A Complex-valued SAR Foundation Model Based on Physically Inspired Representation Learning
Mengyu Wang, Hanbo Bi, Yingchao Feng, Linlin Xin, Shuo Gong, Tianqi Wang, Zhiyuan Yan, Peijin Wang, Wenhui Diao, Xian Sun
TL;DR
This paper introduces a complex-valued SAR foundation model that embeds physical interpretability by simulating polarimetric decomposition during self-supervised pre-training. It achieves this through scattering queries that represent physically meaningful scattering bases and output corresponding coefficients via a scattering query decoder, guided by polarimetric decomposition and power-consistency losses. The approach yields state-of-the-art performance across six downstream tasks, including complex-valued semantic segmentation, few-shot segmentation, unsupervised classification, and general SAR detection/segmentation, demonstrating strong generalization even with limited labeled data. The framework promises improved interpretability and robustness for SAR interpretation and points toward future multi-modal extensions in remote sensing foundation modeling.
Abstract
Vision foundation models in remote sensing have been extensively studied due to their superior generalization on various downstream tasks. Synthetic Aperture Radar (SAR) offers all-day, all-weather imaging capabilities, providing significant advantages for Earth observation. However, establishing a foundation model for SAR image interpretation inevitably encounters the challenges of insufficient information utilization and poor interpretability.
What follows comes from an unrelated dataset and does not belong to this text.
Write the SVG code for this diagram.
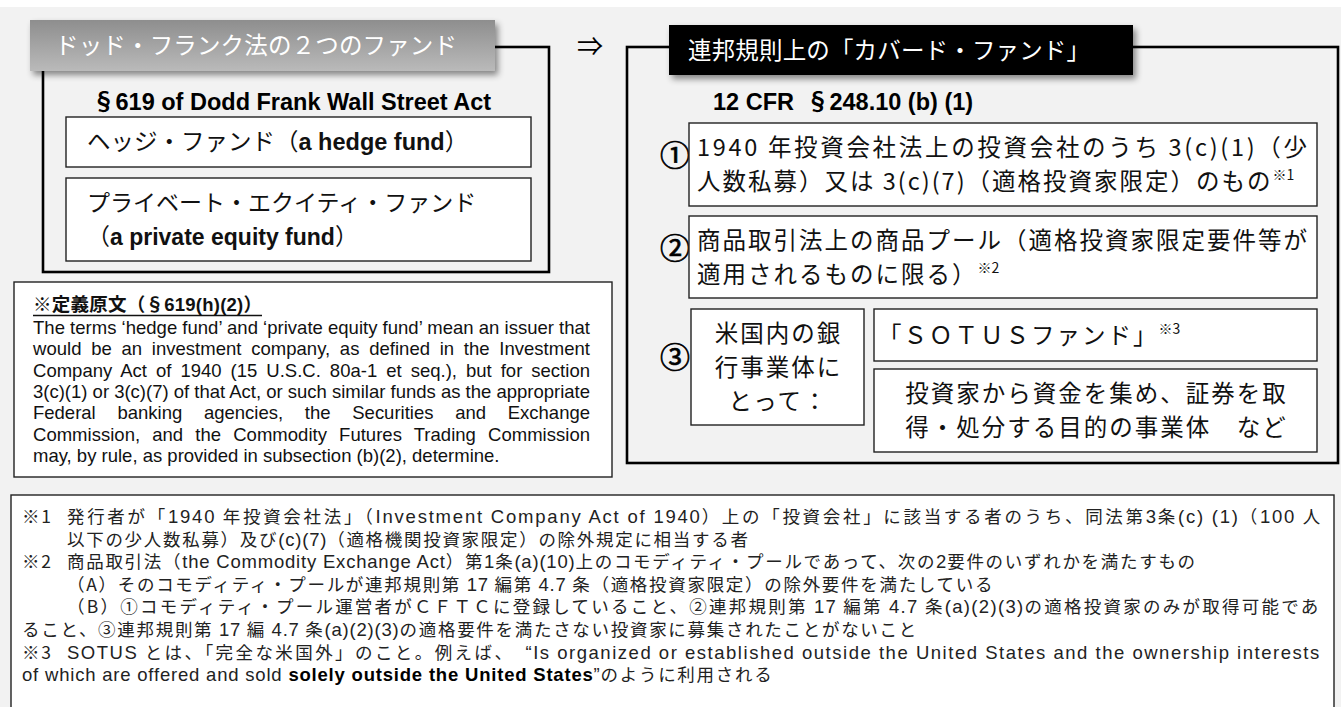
<svg xmlns="http://www.w3.org/2000/svg" width="1341" height="707" viewBox="0 0 1341 707">
<defs>
<linearGradient id="gHead" x1="0" y1="0" x2="0" y2="1">
<stop offset="0" stop-color="#8e8e8e"/>
<stop offset="1" stop-color="#bababa"/>
</linearGradient>
<filter id="shadow" x="-5%" y="-30%" width="115%" height="180%">
<feDropShadow dx="3" dy="4" stdDeviation="3" flood-color="#000" flood-opacity="0.45"/>
</filter>
<style>
.jp{font-family:"Noto Sans CJK JP","Noto Sans CJK SC",sans-serif}
.en{font-family:"Liberation Sans",Arial,sans-serif}
.b{font-weight:bold}
.outer{fill:none;stroke:#000;stroke-width:2.6}
.inner{fill:#fff;stroke:#222;stroke-width:1.4}
.hdr{font-size:23.5px;fill:#fff}
.item{font-size:23.5px;letter-spacing:2px;fill:#111}
.circ{font-size:30px;fill:#000;stroke:#000;stroke-width:0.7;text-anchor:middle}
.sup{font-size:14px;letter-spacing:0}
.def{font-size:18.5px;fill:#111}
.fn{font-size:17.5px;letter-spacing:1.7px;fill:#222}
.lat{font-family:"Liberation Sans",Arial,sans-serif;font-size:18.5px;letter-spacing:0.8px}
</style>
</defs>

<rect x="0" y="0" width="1341" height="707" fill="#ffffff"/>
<rect x="0" y="7" width="1341" height="700" fill="#f2f2f2"/>

<g id="dodd-frank-panel">
<rect class="outer" x="43" y="47" width="506" height="225"/>
<rect x="30" y="20" width="465" height="51" fill="url(#gHead)" filter="url(#shadow)"/>
<text class="jp hdr" x="55" y="54" textLength="402">ドッド・フランク法の２つのファンド</text>
<text x="92" y="110" font-size="23.5" fill="#000"><tspan class="jp b">§</tspan><tspan class="en b">619 of Dodd Frank Wall Street Act</tspan></text>
</g>

<g id="hedge-fund">
<rect class="inner" x="66" y="117" width="465" height="50"/>
<text x="87" y="150" font-size="23.5" fill="#111"><tspan class="jp">ヘッジ・ファンド（</tspan><tspan class="en b">a hedge fund</tspan><tspan class="jp">）</tspan></text>
</g>

<g id="private-equity-fund">
<rect class="inner" x="66" y="178" width="465" height="83"/>
<text class="jp" x="87" y="211" font-size="23" fill="#111">プライベート・エクイティ・ファンド</text>
<text x="87" y="245" font-size="23" fill="#111"><tspan class="jp">（</tspan><tspan class="en b">a private equity fund</tspan><tspan class="jp">）</tspan></text>
</g>

<g id="definition">
<rect class="inner" x="14" y="282" width="598" height="195"/>
<text x="33" y="311" font-size="18.5" fill="#111" textLength="229" lengthAdjust="spacing"><tspan class="jp b">※定義原文（§</tspan><tspan class="en b">619(h)(2)</tspan><tspan class="jp b">）</tspan></text>
<line x1="33" y1="315.5" x2="262" y2="315.5" stroke="#111" stroke-width="1.6"/>
<g class="en def">
<text x="33" y="334" textLength="557" lengthAdjust="spacing">The terms ‘hedge fund’ and ‘private equity fund’ mean an issuer that</text>
<text x="33" y="355.3" word-spacing="4.5" textLength="557" lengthAdjust="spacing">would be an investment company, as defined in the Investment</text>
<text x="33" y="376.6" word-spacing="3.8" textLength="557" lengthAdjust="spacing">Company Act of 1940 (15 U.S.C. 80a-1 et seq.), but for section</text>
<text x="33" y="397.9" textLength="557" lengthAdjust="spacing">3(c)(1) or 3(c)(7) of that Act, or such similar funds as the appropriate</text>
<text x="33" y="419.2" word-spacing="16.6" textLength="557" lengthAdjust="spacing">Federal banking agencies, the Securities and Exchange</text>
<text x="33" y="440.5" word-spacing="7" textLength="557" lengthAdjust="spacing">Commission, and the Commodity Futures Trading Commission</text>
<text x="33" y="461.8">may, by rule, as provided in subsection (b)(2), determine.</text>
</g>
</g>

<g id="connectors">
<text class="jp" x="577" y="56" font-size="26" fill="#000">⇒</text>
</g>

<g id="covered-fund-panel">
<rect class="outer" x="627" y="47" width="711" height="416"/>
<rect x="669" y="25" width="464" height="50" fill="#000" filter="url(#shadow)"/>
<text class="jp hdr" x="688" y="59" font-size="24" textLength="402">連邦規則上の「カバード・ファンド」</text>
<text x="713" y="110" font-size="23.5" fill="#000"><tspan class="en b">12 CFR</tspan><tspan class="jp b" dx="12">§</tspan><tspan class="en b">248.10 (b) (1)</tspan></text>
</g>

<g id="item-1">
<text class="jp circ" x="675" y="166">①</text>
<rect class="inner" x="689" y="123" width="628" height="83"/>
<text class="jp item" x="697" y="156" textLength="612" lengthAdjust="spacing">1940 年投資会社法上の投資会社のうち 3(c)(1)（少</text>
<text class="jp item" x="697" y="190">人数私募）又は 3(c)(7)（適格投資家限定）のもの<tspan class="sup" dy="-10">※1</tspan></text>
</g>

<g id="item-2">
<text class="jp circ" x="675" y="259">②</text>
<rect class="inner" x="689" y="216" width="628" height="82"/>
<text class="jp item" x="697" y="248.5">商品取引法上の商品プール（適格投資家限定要件等が</text>
<text class="jp item" x="697" y="282.5">適用されるものに限る）<tspan class="sup" dy="-10">※2</tspan></text>
</g>

<g id="item-3">
<text class="jp circ" x="675" y="368">③</text>
<rect class="inner" x="691" y="309" width="173" height="116"/>
<text class="jp item" x="778.5" y="341.5" text-anchor="middle">米国内の銀</text>
<text class="jp item" x="778.5" y="375.5" text-anchor="middle">行事業体に</text>
<text class="jp item" x="778.5" y="409.5" text-anchor="middle">とって：</text>
</g>

<g id="sotus-fund">
<rect class="inner" x="874" y="309" width="443" height="52"/>
<text class="jp item" x="878" y="343.5">「ＳＯＴＵＳファンド」<tspan class="sup" dy="-10">※3</tspan></text>
</g>

<g id="investment-entity">
<rect class="inner" x="874" y="369" width="443" height="83"/>
<text class="jp item" x="1096.5" y="402" text-anchor="middle">投資家から資金を集め、証券を取</text>
<text class="jp item" x="1096.5" y="436" text-anchor="middle">得・処分する目的の事業体　など</text>
</g>

<g id="footnotes">
<rect x="11" y="495" width="1323" height="230" fill="#fff" stroke="#222" stroke-width="1.4"/>
<g class="jp fn">
<text x="22" y="523">※1</text>
<text x="67" y="523" textLength="1255" lengthAdjust="spacing">発行者が「<tspan class="lat">1940</tspan> 年投資会社法」（<tspan class="lat">Investment Company Act of 1940</tspan>）上の「投資会社」に該当する者のうち、同法第<tspan class="lat">3</tspan>条<tspan class="lat">(c) (1)</tspan>（<tspan class="lat">100</tspan> 人</text>
<text x="67" y="545.6">以下の少人数私募）及び<tspan class="lat">(c)(7)</tspan>（適格機関投資家限定）の除外規定に相当する者</text>
<text x="22" y="568.2">※2</text>
<text x="67" y="568.2">商品取引法（<tspan class="lat">the Commodity Exchange Act</tspan>）第<tspan class="lat">1</tspan>条<tspan class="lat">(a)(10)</tspan>上のコモディティ・プールであって、次の<tspan class="lat">2</tspan>要件のいずれかを満たすもの</text>
<text x="67" y="590.8">（A）そのコモディティ・プールが連邦規則第 <tspan class="lat">17</tspan> 編第 <tspan class="lat">4.7</tspan> 条（適格投資家限定）の除外要件を満たしている</text>
<text x="67" y="613.4" textLength="1253" lengthAdjust="spacing">（B）①コモディティ・プール運営者がＣＦＴＣに登録していること、②連邦規則第 <tspan class="lat">17</tspan> 編第 <tspan class="lat">4.7</tspan> 条<tspan class="lat">(a)(2)(3)</tspan>の適格投資家のみが取得可能であ</text>
<text x="22" y="636">ること、③連邦規則第 <tspan class="lat">17</tspan> 編 <tspan class="lat">4.7</tspan> 条<tspan class="lat">(a)(2)(3)</tspan>の適格要件を満たさない投資家に募集されたことがないこと</text>
<text x="22" y="658.6">※3</text>
<text x="67" y="658.6" textLength="1253" lengthAdjust="spacing"><tspan class="lat">SOTUS</tspan> とは、「完全な米国外」のこと。例えば、　<tspan class="lat">“Is organized or established outside the United States and the ownership interests</tspan></text>
<text x="22" y="681.2"><tspan class="lat">of which are offered and sold </tspan><tspan class="lat" font-weight="bold" fill="#000">solely outside the United States</tspan><tspan class="lat">”</tspan>のように利用される</text>
</g>
</g>
</svg>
In this paper, we propose a remote sensing foundation model based on complex-valued SAR data, which simulates the polarimetric decomposition process for pre-training, i.e., characterizing pixel scattering intensity as a weighted combination of scattering bases and scattering coefficients, thereby endowing the foundation model with physical interpretability. Specifically, we construct a series of scattering queries, each representing an independent and meaningful scattering basis, which interact with SAR features in the scattering query decoder and output the corresponding scattering coefficient. To guide the pre-training process, polarimetric decomposition loss and power self-supervision loss are constructed. The former aligns the predicted coefficients with Yamaguchi coefficients, while the latter reconstructs power from the predicted coefficients and compares it to the input image's power. The performance of our foundation model is validated on six typical downstream tasks, achieving state-of-the-art results. Notably, the foundation model can extract stable feature representations and exhibits strong generalization, even in data-scarce conditions.